Apesar da pressão para que os moradores adotem a cidadania russa, os fiscais estão aceitando passaportes e documentos emitidos pela Ucrânia como forma de identificação. Kiev afirma que os resultados das votações nessas áreas devem ser considerados “nulos” e “inválidos”.

"Forçar milhões de cidadãos ucranianos que vivem em territórios temporariamente ocupados ou que foram transferidos à força para a Federação Russa a participar dessas assim chamadas 'eleições' é igualmente ilegal", disse o Ministério das Relações Exteriores da Ucrânia, em comunicado.

Em setembro do ano passado, as autoridades de ocupação realizaram eleições para novos conselhos regionais, em um processo chamado pelo Conselho da Europa de "violação flagrante da lei internacional'.

Próximo alvo? Separatistas na Moldávia planejam referendo para se juntarem à Rússia

Outro governo a criticar a votação foi o da Moldávia. Na terça-feira, Chisinau convocou o embaixador russo para expressar sua insatisfação com a decisão de instalar seis seções eleitorais na Transnístria, uma república separatista que nutre excelentes laços com a Rússia.
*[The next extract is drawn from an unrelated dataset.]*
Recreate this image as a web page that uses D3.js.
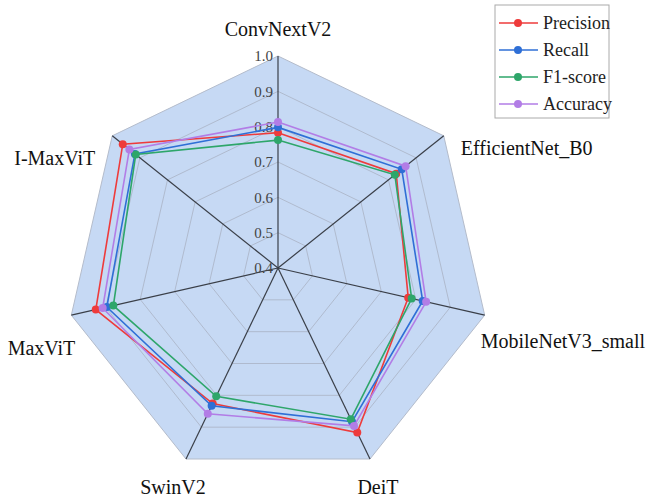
<!DOCTYPE html>
<html>
<head>
<meta charset="utf-8">
<script src="https://cdn.jsdelivr.net/npm/d3@7"></script>
<style>
  body { margin: 0; background: #fff; }
  svg { display: block; font-family: "Liberation Serif", "Times New Roman", serif; }
</style>
</head>
<body>
<div id="chart"></div>
<script>
// Categories (clockwise from top) and metric values.
const models = ["ConvNextV2", "EfficientNet_B0", "MobileNetV3_small", "DeiT", "SwinV2", "MaxViT", "I-MaxViT"];
const precision = [0.783, 0.828, 0.778, 0.917, 0.826, 0.929, 0.962];
const recall    = [0.798, 0.848, 0.820, 0.883, 0.833, 0.897, 0.918];
const f1score   = [0.762, 0.823, 0.788, 0.875, 0.803, 0.878, 0.915];
const accuracy  = [0.813, 0.862, 0.830, 0.896, 0.858, 0.909, 0.938];
const ticks = [0.4, 0.5, 0.6, 0.7, 0.8, 0.9, 1.0];
const seriesNames = ["Precision", "Recall", "F1-score", "Accuracy"];

const series = [
  {name: seriesNames[0], values: precision, color: "#ee3b3b"},
  {name: seriesNames[1], values: recall, color: "#2f6fd6"},
  {name: seriesNames[2], values: f1score, color: "#2ea66a"},
  {name: seriesNames[3], values: accuracy, color: "#b27de6"}
];

const width = 646;
const height = 499;
const cx = 278;
const cy = 268;
const radius = 212;

// Radial scale: 0.4 at the centre, 1.0 at the rim.
const r = d3.scaleLinear([0.4, 1.0], [0, radius]);
// Angle scale: one spoke per model, clockwise from 12 o'clock.
const angle = d3.scaleLinear([0, models.length], [0, 2 * Math.PI]);

const pt = (i, v) => [Math.sin(angle(i)) * r(v), -Math.cos(angle(i)) * r(v)];

const svg = d3.create("svg")
  .attr("width", width)
  .attr("height", height)
  .attr("viewBox", [0, 0, width, height]);

d3.select("#chart").append(() => svg.node());

const g = svg.append("g").attr("transform", `translate(${cx},${cy})`);

const ring = d3.lineRadial()
  .angle((d, i) => angle(i))
  .radius(d => r(d))
  .curve(d3.curveLinearClosed);

// Background heptagon.
g.append("path")
  .attr("d", ring(models.map(() => 1.0)))
  .attr("fill", "#c6d9f4")
  .attr("stroke", "#b4bccb")
  .attr("stroke-width", 1);

// Grid rings.
g.selectAll(".grid")
  .data(ticks.slice(1, -1))
  .join("path")
  .attr("d", t => ring(models.map(() => t)))
  .attr("fill", "none")
  .attr("stroke", "#a9b3c4")
  .attr("stroke-width", 0.8);

// Spokes.
g.selectAll(".spoke")
  .data(models)
  .join("line")
  .attr("x1", 0).attr("y1", 0)
  .attr("x2", (d, i) => pt(i, 1.0)[0])
  .attr("y2", (d, i) => pt(i, 1.0)[1])
  .attr("stroke", "#3a3f48")
  .attr("stroke-width", 1.2);

// Tick labels along the top spoke.
g.selectAll(".tick")
  .data(ticks)
  .join("text")
  .attr("x", -5)
  .attr("y", t => -r(t))
  .attr("dy", "0.35em")
  .attr("text-anchor", "end")
  .attr("font-size", 15)
  .attr("fill", "#444")
  .text(t => t.toFixed(1));

// Axis labels: offsets relative to each spoke end.
const labelOffsets = [
  [0, -27, "middle"],
  [17, 12, "start"],
  [-4, 26, "start"],
  [8, 28, "middle"],
  [-13, 28, "middle"],
  [4, 33, "end"],
  [-17, 22, "end"]
];
g.selectAll(".label")
  .data(models)
  .join("text")
  .attr("x", (d, i) => pt(i, 1.0)[0] + labelOffsets[i][0])
  .attr("y", (d, i) => pt(i, 1.0)[1] + labelOffsets[i][1])
  .attr("dy", "0.35em")
  .attr("text-anchor", (d, i) => labelOffsets[i][2])
  .attr("font-size", 20)
  .attr("fill", "#111")
  .text(d => d);

// Series polygons and markers.
const sg = g.selectAll(".series")
  .data(series)
  .join("g");

sg.append("path")
  .attr("d", d => ring(d.values))
  .attr("fill", "none")
  .attr("stroke", d => d.color)
  .attr("stroke-width", 1.6);

sg.selectAll("circle")
  .data(d => d.values.map((v, i) => ({v, i, color: d.color})))
  .join("circle")
  .attr("cx", d => pt(d.i, d.v)[0])
  .attr("cy", d => pt(d.i, d.v)[1])
  .attr("r", 4)
  .attr("fill", d => d.color);

// Legend.
const legend = svg.append("g").attr("transform", "translate(495,5)");
legend.append("rect")
  .attr("width", 114)
  .attr("height", 113)
  .attr("fill", "#fff")
  .attr("stroke", "#aaa");

const item = legend.selectAll(".item")
  .data(series)
  .join("g")
  .attr("transform", (d, i) => `translate(0,${18 + i * 27})`);
item.append("line")
  .attr("x1", 4).attr("x2", 43)
  .attr("stroke", d => d.color)
  .attr("stroke-width", 1.6);
item.append("circle")
  .attr("cx", 23).attr("r", 4)
  .attr("fill", d => d.color);
item.append("text")
  .attr("x", 48)
  .attr("dy", "0.35em")
  .attr("font-size", 18)
  .attr("fill", "#222")
  .text(d => d.name);
</script>
</body>
</html>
Para o premier moldávio, Dorin Recean, se tratou de uma “violação de soberania”, mas o embaixador disse que a medida apenas respeita o direito dos cidadãos de seu país ao voto — segundo as autoridades da Transnístria, há 200 mil russos vivendo no território, que recentemente debateu um novo pedido para ser anexado por Moscou, algo não apoiado publicamente pelo Kremlin.